Frank Frimmer’s design gives Charlotte a sacred space that feels distinct from the city’s faster visual language. Visitors do not have to be architecture experts to notice the difference.
The building simply asks the eyes to move differently. Instead of scanning a skyline, you trace arches, tower lines, glass, and stone.
That slower way of looking is part of the visit.
Pause Where The Sanctuary Still Carries Its Restored Character

Careful restoration has helped the cathedral keep its historic voice. Over the decades, Saint Patrick has undergone renovations that adjusted the sanctuary for worship while also respecting the building’s original character.
A major 1979 renovation changed parts of the interior, while 1996 work helped recover more of the 1939 appearance by repositioning furnishings and removing later dark wood paneling.
More recent repairs and updates have continued the long process of maintaining a building that still serves an active cathedral community.

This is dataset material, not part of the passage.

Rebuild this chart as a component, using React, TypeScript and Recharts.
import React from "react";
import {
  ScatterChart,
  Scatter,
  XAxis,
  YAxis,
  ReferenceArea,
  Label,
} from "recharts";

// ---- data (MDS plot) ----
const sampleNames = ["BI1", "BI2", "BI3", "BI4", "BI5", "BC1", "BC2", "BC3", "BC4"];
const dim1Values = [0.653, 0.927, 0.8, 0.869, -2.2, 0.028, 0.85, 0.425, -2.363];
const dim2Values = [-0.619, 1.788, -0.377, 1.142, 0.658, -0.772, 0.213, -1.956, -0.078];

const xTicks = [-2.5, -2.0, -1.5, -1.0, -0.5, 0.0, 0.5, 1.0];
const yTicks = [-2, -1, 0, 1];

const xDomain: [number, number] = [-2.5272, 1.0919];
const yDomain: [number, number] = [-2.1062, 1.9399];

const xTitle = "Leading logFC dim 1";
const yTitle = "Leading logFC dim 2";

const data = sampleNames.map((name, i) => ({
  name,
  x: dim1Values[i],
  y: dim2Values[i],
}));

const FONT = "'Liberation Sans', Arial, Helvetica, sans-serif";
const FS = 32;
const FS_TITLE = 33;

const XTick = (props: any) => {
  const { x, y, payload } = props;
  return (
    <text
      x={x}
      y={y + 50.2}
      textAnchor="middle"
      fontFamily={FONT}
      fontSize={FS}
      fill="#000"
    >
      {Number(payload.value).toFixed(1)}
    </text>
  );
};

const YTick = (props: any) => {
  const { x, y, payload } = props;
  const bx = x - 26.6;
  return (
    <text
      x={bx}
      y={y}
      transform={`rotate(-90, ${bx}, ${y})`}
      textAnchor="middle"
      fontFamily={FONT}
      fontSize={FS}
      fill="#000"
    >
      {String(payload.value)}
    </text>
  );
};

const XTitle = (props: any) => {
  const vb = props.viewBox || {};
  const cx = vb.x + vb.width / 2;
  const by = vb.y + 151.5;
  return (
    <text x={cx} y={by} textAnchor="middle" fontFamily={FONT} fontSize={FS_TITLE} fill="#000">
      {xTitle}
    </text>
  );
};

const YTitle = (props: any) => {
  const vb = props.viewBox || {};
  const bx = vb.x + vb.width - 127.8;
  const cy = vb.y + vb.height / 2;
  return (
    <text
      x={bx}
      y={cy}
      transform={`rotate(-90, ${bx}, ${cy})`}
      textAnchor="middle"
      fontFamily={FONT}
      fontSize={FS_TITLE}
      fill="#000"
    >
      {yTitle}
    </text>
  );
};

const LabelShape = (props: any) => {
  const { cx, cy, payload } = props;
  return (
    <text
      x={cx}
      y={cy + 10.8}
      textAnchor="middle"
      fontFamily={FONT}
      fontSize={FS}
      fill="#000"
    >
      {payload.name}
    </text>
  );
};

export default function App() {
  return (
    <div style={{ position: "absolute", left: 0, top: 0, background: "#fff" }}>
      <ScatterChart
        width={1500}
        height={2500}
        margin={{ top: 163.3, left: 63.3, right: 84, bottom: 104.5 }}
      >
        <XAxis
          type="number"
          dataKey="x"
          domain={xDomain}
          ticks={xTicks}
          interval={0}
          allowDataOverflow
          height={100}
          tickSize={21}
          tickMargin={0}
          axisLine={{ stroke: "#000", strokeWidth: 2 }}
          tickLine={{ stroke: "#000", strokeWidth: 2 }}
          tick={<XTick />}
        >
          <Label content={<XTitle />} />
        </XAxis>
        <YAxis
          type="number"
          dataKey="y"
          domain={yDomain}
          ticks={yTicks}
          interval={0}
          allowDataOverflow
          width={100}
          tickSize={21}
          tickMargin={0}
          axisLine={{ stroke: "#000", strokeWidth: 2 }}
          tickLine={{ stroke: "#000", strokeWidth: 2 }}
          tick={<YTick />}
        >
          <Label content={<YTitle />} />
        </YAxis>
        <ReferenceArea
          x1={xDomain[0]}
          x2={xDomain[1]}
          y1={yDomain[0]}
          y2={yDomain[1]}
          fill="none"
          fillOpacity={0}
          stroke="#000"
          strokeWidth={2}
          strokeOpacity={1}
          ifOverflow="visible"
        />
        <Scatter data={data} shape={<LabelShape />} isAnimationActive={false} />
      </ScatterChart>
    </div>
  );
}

That ongoing care matters because old buildings do not preserve themselves. Roofs, plaster, floors, altars, organs, chapels, and lighting all need attention.
Inside the sanctuary, visitors can feel the result of that layered stewardship. The space does not seem frozen, but it also does not feel stripped of identity.

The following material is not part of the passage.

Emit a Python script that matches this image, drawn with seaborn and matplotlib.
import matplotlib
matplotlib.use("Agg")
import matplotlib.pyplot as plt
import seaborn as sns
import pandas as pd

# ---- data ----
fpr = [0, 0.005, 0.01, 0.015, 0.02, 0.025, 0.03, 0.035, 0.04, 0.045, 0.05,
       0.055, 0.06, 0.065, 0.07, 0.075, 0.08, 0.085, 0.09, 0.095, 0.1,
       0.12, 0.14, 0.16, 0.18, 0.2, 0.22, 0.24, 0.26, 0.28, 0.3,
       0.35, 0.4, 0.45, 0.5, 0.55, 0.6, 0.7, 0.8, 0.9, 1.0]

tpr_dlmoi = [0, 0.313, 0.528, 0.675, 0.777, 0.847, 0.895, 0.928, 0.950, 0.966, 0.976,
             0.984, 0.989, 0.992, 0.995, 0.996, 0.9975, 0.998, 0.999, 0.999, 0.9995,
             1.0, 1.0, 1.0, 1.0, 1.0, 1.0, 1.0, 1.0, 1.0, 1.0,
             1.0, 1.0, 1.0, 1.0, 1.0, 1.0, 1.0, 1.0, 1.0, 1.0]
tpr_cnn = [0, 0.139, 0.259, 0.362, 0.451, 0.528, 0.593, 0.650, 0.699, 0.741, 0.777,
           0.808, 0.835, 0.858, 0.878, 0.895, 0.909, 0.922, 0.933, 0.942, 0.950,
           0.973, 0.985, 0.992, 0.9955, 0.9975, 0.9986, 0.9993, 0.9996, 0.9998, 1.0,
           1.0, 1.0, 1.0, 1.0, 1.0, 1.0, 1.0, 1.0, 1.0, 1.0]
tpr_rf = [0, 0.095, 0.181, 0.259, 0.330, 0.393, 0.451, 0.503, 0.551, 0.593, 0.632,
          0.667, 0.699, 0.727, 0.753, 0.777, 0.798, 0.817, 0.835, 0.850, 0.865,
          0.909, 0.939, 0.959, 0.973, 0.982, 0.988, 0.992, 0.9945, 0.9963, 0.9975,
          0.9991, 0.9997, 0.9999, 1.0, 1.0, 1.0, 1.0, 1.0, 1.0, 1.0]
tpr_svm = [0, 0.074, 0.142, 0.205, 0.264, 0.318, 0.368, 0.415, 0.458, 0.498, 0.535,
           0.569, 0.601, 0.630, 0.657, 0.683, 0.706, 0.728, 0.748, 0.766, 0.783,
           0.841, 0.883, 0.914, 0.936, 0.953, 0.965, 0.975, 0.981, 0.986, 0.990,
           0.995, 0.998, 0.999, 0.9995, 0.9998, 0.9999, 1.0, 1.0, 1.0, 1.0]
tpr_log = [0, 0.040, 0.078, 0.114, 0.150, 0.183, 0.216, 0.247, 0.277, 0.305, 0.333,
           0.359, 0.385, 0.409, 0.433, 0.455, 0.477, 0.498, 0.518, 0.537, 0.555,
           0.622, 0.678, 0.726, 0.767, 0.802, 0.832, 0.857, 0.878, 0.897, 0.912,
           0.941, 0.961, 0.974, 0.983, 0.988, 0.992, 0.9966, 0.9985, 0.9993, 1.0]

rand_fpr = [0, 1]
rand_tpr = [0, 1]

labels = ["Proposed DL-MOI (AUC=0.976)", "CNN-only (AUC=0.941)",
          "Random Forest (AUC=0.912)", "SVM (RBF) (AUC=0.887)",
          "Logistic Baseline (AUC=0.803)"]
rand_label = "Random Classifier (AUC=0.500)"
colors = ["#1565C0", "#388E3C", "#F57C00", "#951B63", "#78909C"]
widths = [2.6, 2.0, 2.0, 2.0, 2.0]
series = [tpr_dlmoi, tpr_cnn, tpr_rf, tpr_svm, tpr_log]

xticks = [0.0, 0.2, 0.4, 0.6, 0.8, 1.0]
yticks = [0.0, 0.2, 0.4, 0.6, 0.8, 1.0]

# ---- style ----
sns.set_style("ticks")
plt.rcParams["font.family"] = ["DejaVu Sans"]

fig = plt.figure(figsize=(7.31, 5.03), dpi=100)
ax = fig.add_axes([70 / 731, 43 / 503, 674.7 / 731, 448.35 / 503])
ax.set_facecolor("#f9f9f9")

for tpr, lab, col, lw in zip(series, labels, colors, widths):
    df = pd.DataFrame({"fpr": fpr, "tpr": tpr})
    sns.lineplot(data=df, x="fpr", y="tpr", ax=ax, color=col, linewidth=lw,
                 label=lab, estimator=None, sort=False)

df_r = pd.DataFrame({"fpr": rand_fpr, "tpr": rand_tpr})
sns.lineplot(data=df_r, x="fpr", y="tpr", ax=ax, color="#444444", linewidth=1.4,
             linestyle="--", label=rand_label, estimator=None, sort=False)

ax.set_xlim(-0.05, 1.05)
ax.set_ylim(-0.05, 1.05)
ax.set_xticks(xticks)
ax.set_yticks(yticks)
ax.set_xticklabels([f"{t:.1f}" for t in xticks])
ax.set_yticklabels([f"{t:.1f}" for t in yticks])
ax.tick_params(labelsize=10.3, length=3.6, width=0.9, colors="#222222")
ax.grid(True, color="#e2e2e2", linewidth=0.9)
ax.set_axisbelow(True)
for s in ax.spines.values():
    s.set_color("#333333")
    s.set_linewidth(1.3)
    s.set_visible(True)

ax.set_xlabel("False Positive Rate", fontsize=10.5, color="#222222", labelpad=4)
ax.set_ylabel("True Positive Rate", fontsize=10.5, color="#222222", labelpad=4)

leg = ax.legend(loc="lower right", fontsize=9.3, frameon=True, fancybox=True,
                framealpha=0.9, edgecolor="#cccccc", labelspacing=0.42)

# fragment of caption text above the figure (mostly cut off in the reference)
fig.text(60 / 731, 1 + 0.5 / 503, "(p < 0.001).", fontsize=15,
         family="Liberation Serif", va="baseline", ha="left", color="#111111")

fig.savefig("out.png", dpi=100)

The 300 ceiling tiles, stained glass, side chapels, marble, and balcony all contribute to a sense of continuity. The pipe organ in the balcony, designed and manufactured by W.
Zimmer and Sons, adds another dimension during services and special occasions. Even when the organ is silent, the balcony gives the room added depth.

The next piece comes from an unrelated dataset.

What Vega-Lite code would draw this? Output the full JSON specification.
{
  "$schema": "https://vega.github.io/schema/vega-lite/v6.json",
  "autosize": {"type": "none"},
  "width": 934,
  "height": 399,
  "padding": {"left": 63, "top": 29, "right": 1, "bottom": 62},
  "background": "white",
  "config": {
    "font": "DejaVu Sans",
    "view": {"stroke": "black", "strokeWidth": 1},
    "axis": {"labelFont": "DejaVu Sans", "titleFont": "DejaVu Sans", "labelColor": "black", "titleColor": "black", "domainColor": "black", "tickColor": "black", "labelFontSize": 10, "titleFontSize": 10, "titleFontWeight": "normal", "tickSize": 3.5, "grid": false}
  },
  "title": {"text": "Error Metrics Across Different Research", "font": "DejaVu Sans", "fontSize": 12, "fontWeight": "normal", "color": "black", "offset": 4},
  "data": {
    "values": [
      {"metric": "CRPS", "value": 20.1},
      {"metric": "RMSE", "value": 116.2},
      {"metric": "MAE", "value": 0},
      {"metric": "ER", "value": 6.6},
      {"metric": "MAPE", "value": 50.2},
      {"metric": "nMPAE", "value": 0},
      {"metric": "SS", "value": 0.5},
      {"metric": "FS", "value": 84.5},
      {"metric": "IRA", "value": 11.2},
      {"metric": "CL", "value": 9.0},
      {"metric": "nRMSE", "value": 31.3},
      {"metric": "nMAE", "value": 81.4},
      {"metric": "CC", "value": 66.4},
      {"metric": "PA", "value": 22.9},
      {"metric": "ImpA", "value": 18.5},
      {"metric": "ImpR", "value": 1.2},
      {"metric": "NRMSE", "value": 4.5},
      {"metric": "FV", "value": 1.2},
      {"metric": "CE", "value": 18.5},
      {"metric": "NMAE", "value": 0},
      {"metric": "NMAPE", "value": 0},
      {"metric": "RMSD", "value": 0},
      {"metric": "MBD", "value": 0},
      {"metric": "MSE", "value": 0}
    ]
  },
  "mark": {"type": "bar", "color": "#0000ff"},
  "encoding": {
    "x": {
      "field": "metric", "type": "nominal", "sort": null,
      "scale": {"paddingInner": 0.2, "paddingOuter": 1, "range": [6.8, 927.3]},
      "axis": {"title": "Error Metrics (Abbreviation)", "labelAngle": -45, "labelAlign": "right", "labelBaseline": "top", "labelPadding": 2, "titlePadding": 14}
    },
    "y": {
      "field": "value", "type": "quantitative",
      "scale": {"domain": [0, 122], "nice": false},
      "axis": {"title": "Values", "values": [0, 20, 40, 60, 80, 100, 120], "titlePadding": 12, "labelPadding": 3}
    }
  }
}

A restored sanctuary is not only about appearance. It is about keeping a place usable, meaningful, and recognizable across generations.
Find The Quiet Corners That Make The Visit Feel Reverent

Small spaces can carry as much meaning as grand ones. The side chapels dedicated to the Blessed Virgin Mary and Saint Joseph give visitors quieter places within the cathedral to pause, pray, or simply absorb the atmosphere.
These chapels change the scale of the visit. The main nave draws the eye forward and upward, but the chapels invite a more personal kind of attention.
Soft light, devotional art, and a quieter footprint make them especially meaningful for anyone who wants a moment away from the central aisle. Visitors should remember that this is an active house of worship, not only a historic landmark.
Speaking softly, moving respectfully, avoiding disruptions during services, and checking current visiting hours before making a special trip all help protect the experience for everyone. That etiquette is not complicated.
It simply matches the space. The cathedral’s beauty works best when people give it room to breathe.
A quick architectural stop can become more reflective if visitors sit for a few minutes in one of these side spaces. Dilworth hums outside, Charlotte keeps moving, and the cathedral continues at its own steadier pace.
Those quiet corners make that contrast feel especially powerful.
Leave With A New Reason To Slow Down In Dilworth

A visit to Saint Patrick can change how the surrounding neighborhood feels afterward. Dilworth already has tree-lined streets, historic homes, sidewalks, nearby parks, and a softer rhythm than many parts of Charlotte.
After time inside the cathedral, those details seem easier to notice. The building gives the neighborhood an anchor, a reminder that Charlotte’s history is not only found in museums or uptown landmarks.
It also lives in parish buildings, school grounds, side streets, and places where communities have gathered for decades. Saint Patrick became the cathedral of the Diocese of Charlotte in 1972, when the diocese was established, giving this 1939 church a larger role in Catholic life across the region.
That status adds significance, but the visit does not need to feel formal. Some people come for Mass.
Others come for architecture, stained glass, local history, or a few quiet minutes in a beautiful place. All of those reasons can fit, as long as the space is treated with respect.
Pairing the cathedral with a slow walk through Dilworth makes the stop feel fuller. The neighborhood’s calm streets help the experience linger, and the tower remains in memory long after the building disappears behind the trees.